Concepedia

Abstract

Abstract Much recent work on automatic history matching and data assimilation has focused on the adjustment of simulator gridblock permeabilities and porosities. Here, we show that when production data are assimilated into reservoir models with the ensemble Kalman filter, it is relatively easy to account for uncertainty in the depths of the initial fluid contacts and provide estimates of these depths in addition to the traditional estimates of rock properties fields. The contact depths strongly affect the initial oil in place and cumulative oil production. We demonstrate that if one uses fixed, but incorrect fluid contacts when assimilating data with EnKF, reasonable matches of production data are obtained, but future performance predictions are inaccurate and severely biased.
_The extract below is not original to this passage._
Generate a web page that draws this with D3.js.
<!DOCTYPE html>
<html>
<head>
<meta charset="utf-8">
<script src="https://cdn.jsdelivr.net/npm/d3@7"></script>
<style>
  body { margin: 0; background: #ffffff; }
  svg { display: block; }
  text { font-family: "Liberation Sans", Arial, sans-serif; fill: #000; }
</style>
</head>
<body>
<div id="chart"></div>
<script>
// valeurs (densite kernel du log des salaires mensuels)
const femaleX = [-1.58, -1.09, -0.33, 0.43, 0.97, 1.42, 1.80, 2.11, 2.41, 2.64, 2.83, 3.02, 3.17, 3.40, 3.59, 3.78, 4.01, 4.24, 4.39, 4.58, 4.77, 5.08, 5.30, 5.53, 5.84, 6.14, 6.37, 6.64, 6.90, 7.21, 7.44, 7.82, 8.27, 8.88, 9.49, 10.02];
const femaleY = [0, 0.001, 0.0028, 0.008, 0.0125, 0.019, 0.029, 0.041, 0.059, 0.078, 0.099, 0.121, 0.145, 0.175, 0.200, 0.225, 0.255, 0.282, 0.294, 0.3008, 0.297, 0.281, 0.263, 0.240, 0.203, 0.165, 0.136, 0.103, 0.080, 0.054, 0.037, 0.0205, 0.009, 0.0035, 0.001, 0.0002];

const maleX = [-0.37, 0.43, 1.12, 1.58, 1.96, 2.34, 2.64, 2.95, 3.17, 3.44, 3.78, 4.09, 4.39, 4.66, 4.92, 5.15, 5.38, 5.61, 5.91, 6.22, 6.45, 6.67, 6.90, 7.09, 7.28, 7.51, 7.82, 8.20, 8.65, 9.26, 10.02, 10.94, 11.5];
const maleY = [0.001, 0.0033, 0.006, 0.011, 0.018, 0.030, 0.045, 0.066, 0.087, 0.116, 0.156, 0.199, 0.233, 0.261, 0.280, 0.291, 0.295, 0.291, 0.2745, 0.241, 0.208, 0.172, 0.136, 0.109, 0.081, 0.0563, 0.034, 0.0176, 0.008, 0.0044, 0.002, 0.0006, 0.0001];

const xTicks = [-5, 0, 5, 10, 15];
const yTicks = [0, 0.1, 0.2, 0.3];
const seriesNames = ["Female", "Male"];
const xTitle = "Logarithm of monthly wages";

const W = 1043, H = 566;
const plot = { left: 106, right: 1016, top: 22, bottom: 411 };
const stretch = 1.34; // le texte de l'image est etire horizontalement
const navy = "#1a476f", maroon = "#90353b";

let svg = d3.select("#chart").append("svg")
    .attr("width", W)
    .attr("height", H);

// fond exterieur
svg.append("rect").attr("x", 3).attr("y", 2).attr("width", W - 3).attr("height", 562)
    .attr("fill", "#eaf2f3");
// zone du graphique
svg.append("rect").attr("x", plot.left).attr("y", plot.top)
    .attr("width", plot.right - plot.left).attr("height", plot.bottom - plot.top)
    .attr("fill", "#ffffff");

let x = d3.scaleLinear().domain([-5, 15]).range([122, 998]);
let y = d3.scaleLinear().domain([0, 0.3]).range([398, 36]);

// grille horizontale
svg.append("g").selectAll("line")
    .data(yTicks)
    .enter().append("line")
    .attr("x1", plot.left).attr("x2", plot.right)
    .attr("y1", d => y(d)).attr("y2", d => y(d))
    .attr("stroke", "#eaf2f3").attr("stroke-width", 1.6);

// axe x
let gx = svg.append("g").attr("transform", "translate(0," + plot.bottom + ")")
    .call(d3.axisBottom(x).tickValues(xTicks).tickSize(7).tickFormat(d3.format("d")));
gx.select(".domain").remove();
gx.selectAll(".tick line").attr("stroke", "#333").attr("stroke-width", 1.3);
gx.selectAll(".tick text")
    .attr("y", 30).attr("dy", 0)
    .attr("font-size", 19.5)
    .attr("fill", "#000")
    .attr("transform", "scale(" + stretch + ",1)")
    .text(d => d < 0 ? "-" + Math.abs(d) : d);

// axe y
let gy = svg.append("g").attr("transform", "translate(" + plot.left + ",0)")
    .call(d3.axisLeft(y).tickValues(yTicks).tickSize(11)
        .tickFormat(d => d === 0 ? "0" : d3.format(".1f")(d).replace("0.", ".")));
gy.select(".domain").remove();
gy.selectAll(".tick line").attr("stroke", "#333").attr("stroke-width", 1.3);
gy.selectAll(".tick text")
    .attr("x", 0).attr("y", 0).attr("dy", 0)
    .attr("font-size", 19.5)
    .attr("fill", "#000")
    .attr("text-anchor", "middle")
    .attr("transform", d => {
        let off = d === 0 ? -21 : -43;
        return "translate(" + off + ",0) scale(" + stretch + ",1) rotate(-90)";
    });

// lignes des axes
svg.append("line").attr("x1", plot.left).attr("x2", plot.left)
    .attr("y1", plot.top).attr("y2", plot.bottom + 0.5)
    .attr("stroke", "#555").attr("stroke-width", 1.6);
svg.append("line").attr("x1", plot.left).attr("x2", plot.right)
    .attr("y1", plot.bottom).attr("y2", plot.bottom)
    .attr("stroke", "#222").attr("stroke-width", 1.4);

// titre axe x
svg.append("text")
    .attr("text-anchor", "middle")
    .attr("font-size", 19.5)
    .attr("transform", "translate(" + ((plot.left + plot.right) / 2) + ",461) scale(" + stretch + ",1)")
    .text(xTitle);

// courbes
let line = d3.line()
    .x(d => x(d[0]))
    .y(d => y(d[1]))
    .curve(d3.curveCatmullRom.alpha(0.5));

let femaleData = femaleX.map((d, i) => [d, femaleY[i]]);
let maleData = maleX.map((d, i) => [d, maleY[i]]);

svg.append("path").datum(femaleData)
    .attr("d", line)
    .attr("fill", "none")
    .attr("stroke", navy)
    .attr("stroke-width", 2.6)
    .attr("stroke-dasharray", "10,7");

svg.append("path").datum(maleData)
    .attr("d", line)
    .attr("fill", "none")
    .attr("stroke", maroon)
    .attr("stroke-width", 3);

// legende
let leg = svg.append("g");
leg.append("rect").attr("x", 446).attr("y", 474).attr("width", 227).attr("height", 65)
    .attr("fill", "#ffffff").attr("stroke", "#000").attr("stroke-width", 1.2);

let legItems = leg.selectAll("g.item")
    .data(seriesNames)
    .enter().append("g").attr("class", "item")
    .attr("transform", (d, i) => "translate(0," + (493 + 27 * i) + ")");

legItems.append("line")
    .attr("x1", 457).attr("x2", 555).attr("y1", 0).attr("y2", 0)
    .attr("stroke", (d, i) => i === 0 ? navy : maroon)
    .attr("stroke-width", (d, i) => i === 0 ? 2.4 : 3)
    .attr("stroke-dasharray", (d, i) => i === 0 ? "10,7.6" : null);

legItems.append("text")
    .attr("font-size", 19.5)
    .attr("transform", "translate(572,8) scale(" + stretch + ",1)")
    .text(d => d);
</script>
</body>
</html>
Considering these same inaccurate contact depths as the means of probability density functions for the two depths and including both the contact depths and rock property fields in the EnKF state vector, we obtain improved performance predictions compared with the case where incorrect depths are assumed to be correct. With uncertain initial fluid contacts, the estimates of the location (depths) of the contacts obtained by matching production data are more accurate than the prior estimates, but unfortunately, do not always provide an improved estimate of the thickness of the oil column. However, this is reflected in a larger estimated uncertainty in the predictions. In the reservoir engineering community, there exists some uncertainty about whether performance prediction runs with a reservoir simulator should be made by predicting forward from the end of data assimilation or by rerunning the reservoir simulator from time zero using the final ensemble of reservoir parameters obtained at the final data assimilation step. We show that if the model error is negligible and the relation between data and the combined state vector is linear, then both procedures give the same predictions. We demonstrate, that for the nonlinear examples considered here the two procedures give reasonably consistent results, although rerunning from time zero tends to give slightly larger estimates of uncertainty in the predictions.